Councilwoman Lisa El-Ramey said she had met with Cohen at the town’s recent visioning session. “He was there on his own time all day, and I would like to hear from him,” she said.
Councilwoman Laura Danowski said she has experience with web site and newsletter publications and felt what Cohen offered is a fair price.
“Where is your service going with that? For an outside service to research and write content?” Danowski asked Cohen. “I don’t think that’s the best use of town money, but I would like to hear what your thoughts are and what you are going to do.”
Cohen said his firm focuses on municipalities and other government communications.
“The value that we are adding is not in just the creating of a newsletter, but in culling out the content that residents are interested about and creating interesting story lines to make sure that residents stay informed as to what’s going on,” he said. “We specialize in small municipalities because they generally don’t have their own communications departments and can benefit from our services.”
Cohen said that he will function as a turnkey communications department.
“Our role is to make sure that people are informed as to the good things you guys are doing,” he said, explaining that much consternation comes from a lack of information as to what the town is doing. “Sometimes it’s tough to translate what’s happening here to the general public and give them a sense of understanding what their tax dollars are paying for.”
He said his company’s function is not for advocacy of certain projects or for a particular public official, but to give the public a sense of confidence that what is being published is factual, objective and interesting.
Maniglia asked Cohen what municipalities he has worked for that are similar to Loxahatchee Groves. Cohen said that he has done work for Lake Park and Lake Clarke Shores, but that Loxahatchee Groves is unique.
“Our content is dictated by your actions and what the town does, and what you do is dictated by the needs of your community, so our communications will be dictated by that,” he said.
Maniglia asked if the new web site will have a blog section, and Titcomb said the web site could have a blog area, but someone would still have to write and edit it.
“That all has to be compiled and edited by a consistent source, whether that be the council, staff or a hired gun,” Titcomb said.
Maniglia said she would like to see what is offered on the town’s new web site before she commits to a public relations firm.
“I don’t believe that they know enough about our community,” she said. “We’ve all talked about a newsletter, but I think this year we need to tighten our belts. We need to take a look at our web site up and running, and then see how we communicate with the public.”
El-Ramey noted that she ran for the council on a platform of better communications with residents.
“I was envisioning something a little more in-house based and possibly volunteer resident driven,” she said. “The price tag, while it may not seem like a lot, I think as we’re launching the web site, it may be a little premature. But again, this is something that is going to be critical for this town to come together as a community to withstand the storm of outside forces that we’re dealing with.”

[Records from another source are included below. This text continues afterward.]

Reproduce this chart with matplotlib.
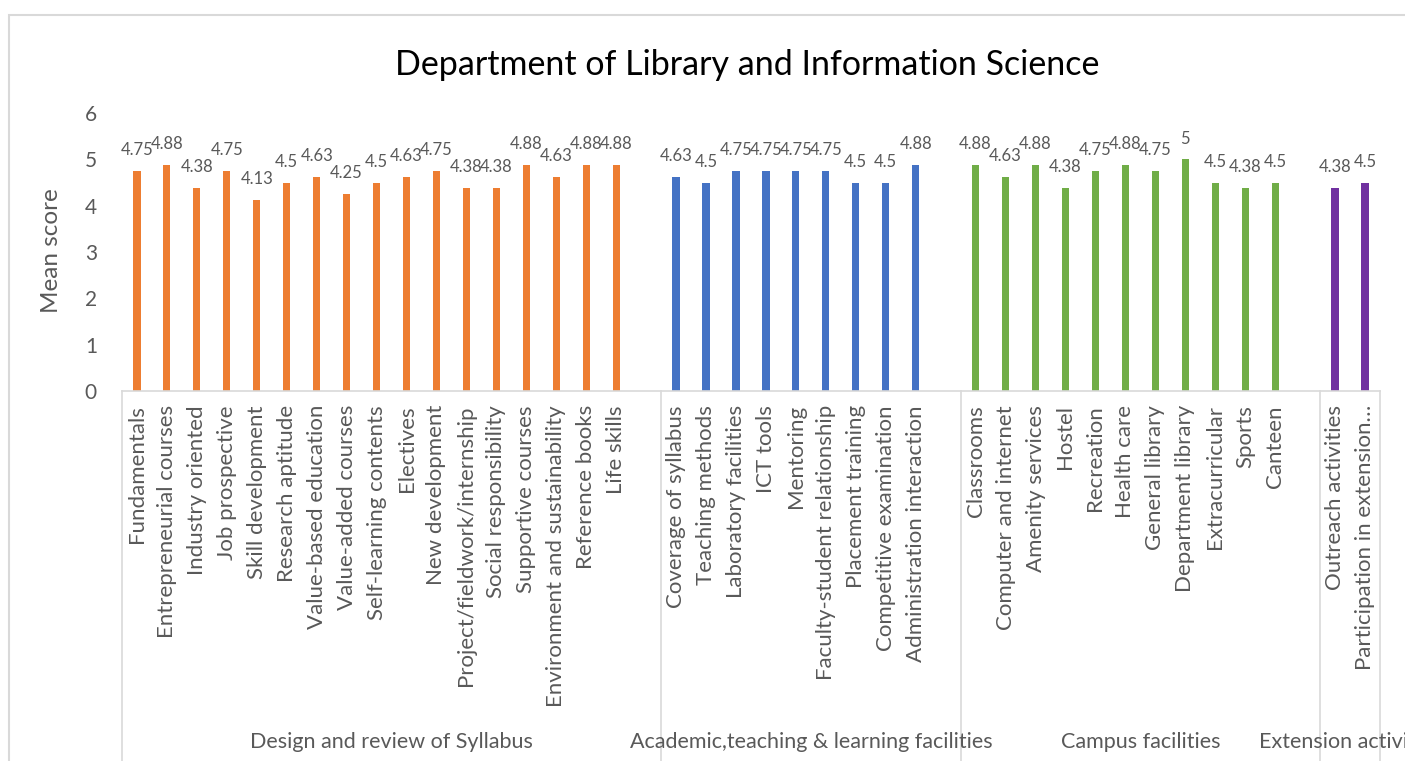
import matplotlib
matplotlib.use("Agg")
from matplotlib import pyplot as plt
from matplotlib.patches import Rectangle
import matplotlib.transforms as mtransforms

plt.rcParams['font.family'] = ['Lato', 'DejaVu Sans']

TITLE = "Department of Library and Information Science"
Y_LABEL = "Mean score"

group_names = ["Design and review of Syllabus",
               "Academic,teaching & learning facilities",
               "Campus facilities",
               "Extension activities"]

syllabus_items = ["Fundamentals", "Entrepreneurial courses", "Industry oriented",
                  "Job prospective", "Skill development", "Research aptitude",
                  "Value-based education", "Value-added courses",
                  "Self-learning contents", "Electives", "New development",
                  "Project/fieldwork/internship", "Social responsibility",
                  "Supportive courses", "Environment and sustainability",
                  "Reference books", "Life skills"]
syllabus_scores = [4.75, 4.88, 4.38, 4.75, 4.13, 4.5, 4.63, 4.25, 4.5, 4.63,
                   4.75, 4.38, 4.38, 4.88, 4.63, 4.88, 4.88]

academic_items = ["Coverage of syllabus", "Teaching methods", "Laboratory facilities",
                  "ICT tools", "Mentoring", "Faculty-student relationship",
                  "Placement training", "Competitive examination",
                  "Administration interaction"]
academic_scores = [4.63, 4.5, 4.75, 4.75, 4.75, 4.75, 4.5, 4.5, 4.88]

campus_items = ["Classrooms", "Computer and internet", "Amenity services", "Hostel",
                "Recreation", "Health care", "General library", "Department library",
                "Extracurricular", "Sports", "Canteen"]
campus_scores = [4.88, 4.63, 4.88, 4.38, 4.75, 4.88, 4.75, 5, 4.5, 4.38, 4.5]

extension_items = ["Outreach activities", "Participation in extension\u2026"]
extension_scores = [4.38, 4.5]

group_colors = ["#ED7D31", "#4472C4", "#70AD47", "#7030A0"]

groups = [(syllabus_items, syllabus_scores),
          (academic_items, academic_scores),
          (campus_items, campus_scores),
          (extension_items, extension_scores)]

GRAY = "#595959"
LINE = "#D9D9D9"

fig = plt.figure(figsize=(14.05, 7.61), dpi=100)
ax = fig.add_axes([0.0868, 0.486, 0.8954, 0.3655])

# outer chart border (cropped at right/bottom like the screenshot)
fig.patches.append(Rectangle((9 / 1405, -0.1), 1.2, 1 - 15 / 761 + 0.1,
                             transform=fig.transFigure, fill=False,
                             edgecolor=LINE, lw=1.5, zorder=0))

ticks, tick_labels = [], []
bounds = [-0.5]
pos = 0
for (items, scores), name, color in zip(groups, group_names, group_colors):
    xs = list(range(pos, pos + len(items)))
    ax.bar(xs, scores, width=0.24, color=color, zorder=2)
    for x, v in zip(xs, scores):
        ax.annotate(f"{v:g}", (x, v), xytext=(0, 15), textcoords="offset points",
                    ha="center", va="center", fontsize=12, color=GRAY)
    ticks += xs
    tick_labels += items
    end = pos + len(items)
    # empty slot between groups
    right = end + 0.5 if name != group_names[-1] else end - 0.5
    left = bounds[-1]
    bounds.append(right)
    ax.text((left + right) / 2, 1 - 742 / 761, name,
            transform=mtransforms.blended_transform_factory(ax.transData, fig.transFigure),
            ha="center", va="center", fontsize=15.5, color=GRAY, clip_on=False)
    pos = end + 1

trans = mtransforms.blended_transform_factory(ax.transData, ax.transAxes)
for b in bounds:
    ax.plot([b, b], [0, -1.5], transform=trans, color=LINE, lw=1.2, clip_on=False)

ax.set_xlim(-0.5, bounds[-1])
ax.set_ylim(0, 6)
ax.set_yticks(range(0, 7))
ax.set_xticks(ticks)
ax.set_xticklabels(tick_labels, rotation=90, va="top", ha="center",
                   fontsize=16, color=GRAY)
ax.tick_params(axis="x", length=0, pad=10)
ax.tick_params(axis="y", length=0, pad=18, labelsize=15, labelcolor=GRAY)

for side in ["top", "right", "left"]:
    ax.spines[side].set_visible(False)
ax.spines["bottom"].set_color(LINE)
ax.spines["bottom"].set_linewidth(1.2)

ax.set_ylabel(Y_LABEL, fontsize=17.5, color=GRAY)
ax.yaxis.set_label_coords(-0.048, 0.507)

fig.text(0.532, 1 - 65 / 761, TITLE, ha="center", va="center",
         fontsize=24.5, color="black")

fig.savefig("out.png", dpi=100)
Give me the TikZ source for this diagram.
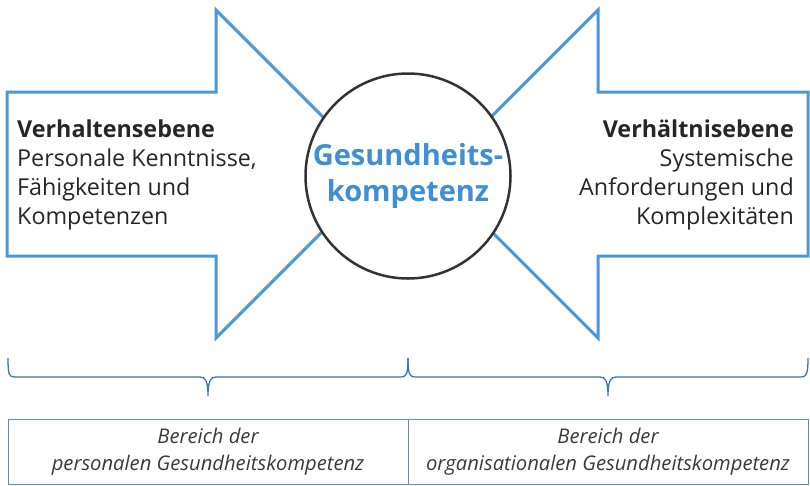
\documentclass[tikz,border=0pt]{standalone}
\usepackage{fontspec}
\setmainfont{Open Sans}
\usetikzlibrary{positioning}
\definecolor{arrowblue}{HTML}{4A98D8}
\definecolor{titleblue}{HTML}{3F8FD6}
\definecolor{braceblue}{HTML}{3C74B2}
\definecolor{boxblue}{HTML}{5B8FC9}
\definecolor{textgray}{HTML}{3A3A3A}
\tikzset{
  bigarrow/.style={draw=arrowblue, line width=3pt, line join=miter, fill=white},
  levelbox/.style={align=#1, font=\fontsize{23.3}{29}\selectfont, text=black!85, inner sep=0pt},
  curly/.style={draw=braceblue, line width=1.3pt},
  areabox/.style={draw=boxblue, line width=1pt},
  arealabel/.style={align=center, font=\fontsize{20.2}{27}\selectfont\itshape, text=textgray, inner sep=0pt}
}
\begin{document}
\begin{tikzpicture}[x=1pt, y=-1pt]
  \useasboundingbox (0,0) rectangle (810,485);
  \draw[bigarrow] (7,92) -- (216,92) -- (216,10) -- (380,174) -- (216,338) -- (216,256) -- (7,256) -- cycle;
  \draw[bigarrow] (808,92) -- (598,92) -- (598,10) -- (434,174) -- (598,338) -- (598,256) -- (808,256) -- cycle;
  \node[circle, draw=black!80, line width=2.5pt, fill=white, minimum size=205pt, inner sep=0pt,
        align=center, text=titleblue, font=\fontsize{29}{36}\selectfont\bfseries] (core) at (408,176)
        {Gesundheits-\\kompetenz};
  \node[levelbox=left, anchor=west] (verhalten) at (17,175)
        {\textbf{Verhaltensebene}\\Personale Kenntnisse,\\Fähigkeiten und\\Kompetenzen};
  \node[levelbox=right, anchor=east] (verhaeltnis) at (794,175)
        {\textbf{Verhältnisebene}\\Systemische\\Anforderungen und\\Komplexitäten};
  \coordinate (bl) at (8,358);
  \coordinate (bm) at (408,358);
  \coordinate (br) at (808,358);
  \coordinate (tl) at (208,396);
  \coordinate (tr) at (608,396);
  \draw[curly] (bl) .. controls (8,375) and (9,377) .. (15,377) -- (200,377)
    .. controls (205,377) and (208,380) .. (tl) .. controls (208,380) and (211,377) .. (216,377)
    -- (401,377) .. controls (406,377) and (408,375) .. (bm);
  \draw[curly] (bm) .. controls (408,375) and (410,377) .. (415,377) -- (600,377)
    .. controls (605,377) and (608,380) .. (tr) .. controls (608,380) and (611,377) .. (616,377)
    -- (801,377) .. controls (806,377) and (808,375) .. (br);
  \draw[areabox] (8,419) rectangle (808,484);
  \draw[areabox] (408,419) -- (408,484);
  \node[arealabel] (personal) at (208,452) {Bereich der\\personalen Gesundheitskompetenz};
  \node[arealabel] (organisation) at (608,452) {Bereich der\\organisationalen Gesundheitskompetenz};
\end{tikzpicture}
\end{document}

Cohen said the new web site would be a repository for information but pointed out that someone would still be needed to provide the content.
“You still are going to need the generation of the content on the web site,” he said. “The generation of the content is really what is needed as far as translating what is happening here in town hall and making sure residents are informed.”
He added that once the web site is up and running, part of his firm’s responsibility might be to maintain a section of it. “We will enhance the quality of the web site and draw some traffic to the web site once it’s up and running,” Cohen said.
Councilman Dave DeMarois said he had no problem having a service to distill essential information from a meeting that may last for five hours into a few pages that a resident could read in a few minutes, as long as the information is correct.
But Maniglia said she was not ready to pay $25,000 a year at this point.
Titcomb said Cohen’s contract could be delayed to the start of the web site, if that is what the council desired.
“It’s like hiring a quarter-time employee to do nothing but this stuff for us instead of adding more duties to the existing employees, who already have their hands full,” he said.
Danowski said she favored the concept but had a problem with paying Cohen, plus mailing and printing costs, on top of the $4,000 a month the town pays to the web site contractor.
“You could almost cut that in half and have a part-time intern in here who is an English major who could write and possibly pick up some of the slack that happens around this office,” she said.
Mayor Robert Shorr was concerned with the cost, as well as not having three bids on the contract.
“I believe we should develop the scope of work first.” Shorr said. “This is definitely needed, it’s wanted, it has been asked for. It’s the next step to keeping things moving forward.”
Titcomb suggested tabling the item until staff comes back with a scope of work that the council can agree with.
Maniglia made a motion to table the item for three months, returning with other quotes and a scope of work. The motion carried 4-1 with Shorr opposed, who said the item is too important to delay.